▸ **Exercise description**:
Do not include the pictures; repeat the rest of the data exactly.

▸ **Data lines**:
☆ ☆ ☆ ☆ ☆ ☆ ☆

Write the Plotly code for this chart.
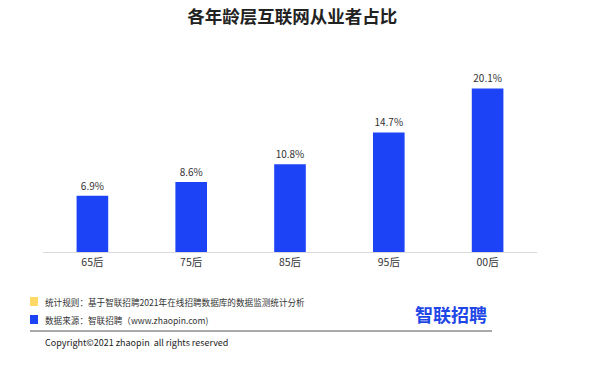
import plotly.graph_objects as go

categories = ["65后", "75后", "85后", "95后", "00后"]
values = [6.9, 8.6, 10.8, 14.7, 20.1]
labels = ["6.9%", "8.6%", "10.8%", "14.7%", "20.1%"]

FONT = "Noto Sans CJK SC"
BLUE = "#1c44f6"

fig = go.Figure()
fig.add_trace(go.Bar(
    x=categories, y=values, text=labels, textposition="outside",
    textfont=dict(size=10, color="#333333", family=FONT),
    marker=dict(color=BLUE, line=dict(width=0)),
    cliponaxis=False, width=0.32,
))

fig.update_layout(
    width=600, height=365,
    margin=dict(l=43, r=63, t=73, b=113),
    plot_bgcolor="white", paper_bgcolor="white",
    showlegend=False,
    font=dict(family=FONT, color="#333333"),
    title=dict(text="<b>各年龄层互联网从业者占比</b>", x=0.487, xanchor="center",
               y=0.953, yanchor="middle",
               font=dict(size=17.5, family=FONT, color="#222222")),
    xaxis=dict(showline=True, linecolor="#d9d9d9", linewidth=1, ticks="",
               tickfont=dict(size=10.5, color="#333333"), showgrid=False),
    yaxis=dict(range=[0, 22], visible=False, showgrid=False),
)

# plot area x from 43 to 537 px, y from 73 to 252 px
def px(x):
    return (x - 43) / 494.0
def py(y):
    return (252 - y) / 179.0

shapes = [
    dict(type="rect", xref="paper", yref="paper", x0=px(30), x1=px(38), y0=py(297), y1=py(306),
         fillcolor="#ffd966", line=dict(width=0)),
    dict(type="rect", xref="paper", yref="paper", x0=px(30), x1=px(38), y0=py(315), y1=py(324),
         fillcolor=BLUE, line=dict(width=0)),
    dict(type="line", xref="paper", yref="paper", x0=px(30), x1=px(492), y0=py(331), y1=py(331),
         line=dict(color="#555555", width=1.2)),
]
fig.update_layout(shapes=shapes)

annotations = [
    dict(text="统计规则：基于智联招聘2021年在线招聘数据库的数据监测统计分析", x=px(43), y=py(301.5),
         xanchor="left", yanchor="middle", font=dict(size=8.6, color="#333333")),
    dict(text="数据来源：智联招聘（www.zhaopin.com)", x=px(43), y=py(319.5),
         xanchor="left", yanchor="middle", font=dict(size=8.6, color="#333333")),
    dict(text="<b>智联招聘</b>", x=px(489), y=py(314), xanchor="right", yanchor="middle",
         font=dict(size=18, color="#1f47e6")),
    dict(text="Copyright©2021 zhaopin  all rights reserved", x=px(43), y=py(342.5),
         xanchor="left", yanchor="middle", font=dict(size=9, color="#222222")),
]
for a in annotations:
    a.update(xref="paper", yref="paper", showarrow=False)
fig.update_layout(annotations=annotations)

fig.write_html("out.html", config={"displayModeBar": False},
               post_script="document.body.style.margin='0';")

☆ ☆ ☆ ☆ ☆ ☆ ☆

▸ **Solution below**:
Write the Plotly code for this chart.
import plotly.graph_objects as go

categories = ["65后", "75后", "85后", "95后", "00后"]
values = [6.9, 8.6, 10.8, 14.7, 20.1]
labels = ["6.9%", "8.6%", "10.8%", "14.7%", "20.1%"]

FONT = "Noto Sans CJK SC"
BLUE = "#1c44f6"

fig = go.Figure()
fig.add_trace(go.Bar(
    x=categories, y=values, text=labels, textposition="outside",
    textfont=dict(size=10, color="#333333", family=FONT),
    marker=dict(color=BLUE, line=dict(width=0)),
    cliponaxis=False, width=0.32,
))

fig.update_layout(
    width=600, height=365,
    margin=dict(l=43, r=63, t=73, b=113),
    plot_bgcolor="white", paper_bgcolor="white",
    showlegend=False,
    font=dict(family=FONT, color="#333333"),
    title=dict(text="<b>各年龄层互联网从业者占比</b>", x=0.487, xanchor="center",
               y=0.953, yanchor="middle",
               font=dict(size=17.5, family=FONT, color="#222222")),
    xaxis=dict(showline=True, linecolor="#d9d9d9", linewidth=1, ticks="",
               tickfont=dict(size=10.5, color="#333333"), showgrid=False),
    yaxis=dict(range=[0, 22], visible=False, showgrid=False),
)

# plot area x from 43 to 537 px, y from 73 to 252 px
def px(x):
    return (x - 43) / 494.0
def py(y):
    return (252 - y) / 179.0

shapes = [
    dict(type="rect", xref="paper", yref="paper", x0=px(30), x1=px(38), y0=py(297), y1=py(306),
         fillcolor="#ffd966", line=dict(width=0)),
    dict(type="rect", xref="paper", yref="paper", x0=px(30), x1=px(38), y0=py(315), y1=py(324),
         fillcolor=BLUE, line=dict(width=0)),
    dict(type="line", xref="paper", yref="paper", x0=px(30), x1=px(492), y0=py(331), y1=py(331),
         line=dict(color="#555555", width=1.2)),
]
fig.update_layout(shapes=shapes)

annotations = [
    dict(text="统计规则：基于智联招聘2021年在线招聘数据库的数据监测统计分析", x=px(43), y=py(301.5),
         xanchor="left", yanchor="middle", font=dict(size=8.6, color="#333333")),
    dict(text="数据来源：智联招聘（www.zhaopin.com)", x=px(43), y=py(319.5),
         xanchor="left", yanchor="middle", font=dict(size=8.6, color="#333333")),
    dict(text="<b>智联招聘</b>", x=px(489), y=py(314), xanchor="right", yanchor="middle",
         font=dict(size=18, color="#1f47e6")),
    dict(text="Copyright©2021 zhaopin  all rights reserved", x=px(43), y=py(342.5),
         xanchor="left", yanchor="middle", font=dict(size=9, color="#222222")),
]
for a in annotations:
    a.update(xref="paper", yref="paper", showarrow=False)
fig.update_layout(annotations=annotations)

fig.write_html("out.html", config={"displayModeBar": False},
               post_script="document.body.style.margin='0';")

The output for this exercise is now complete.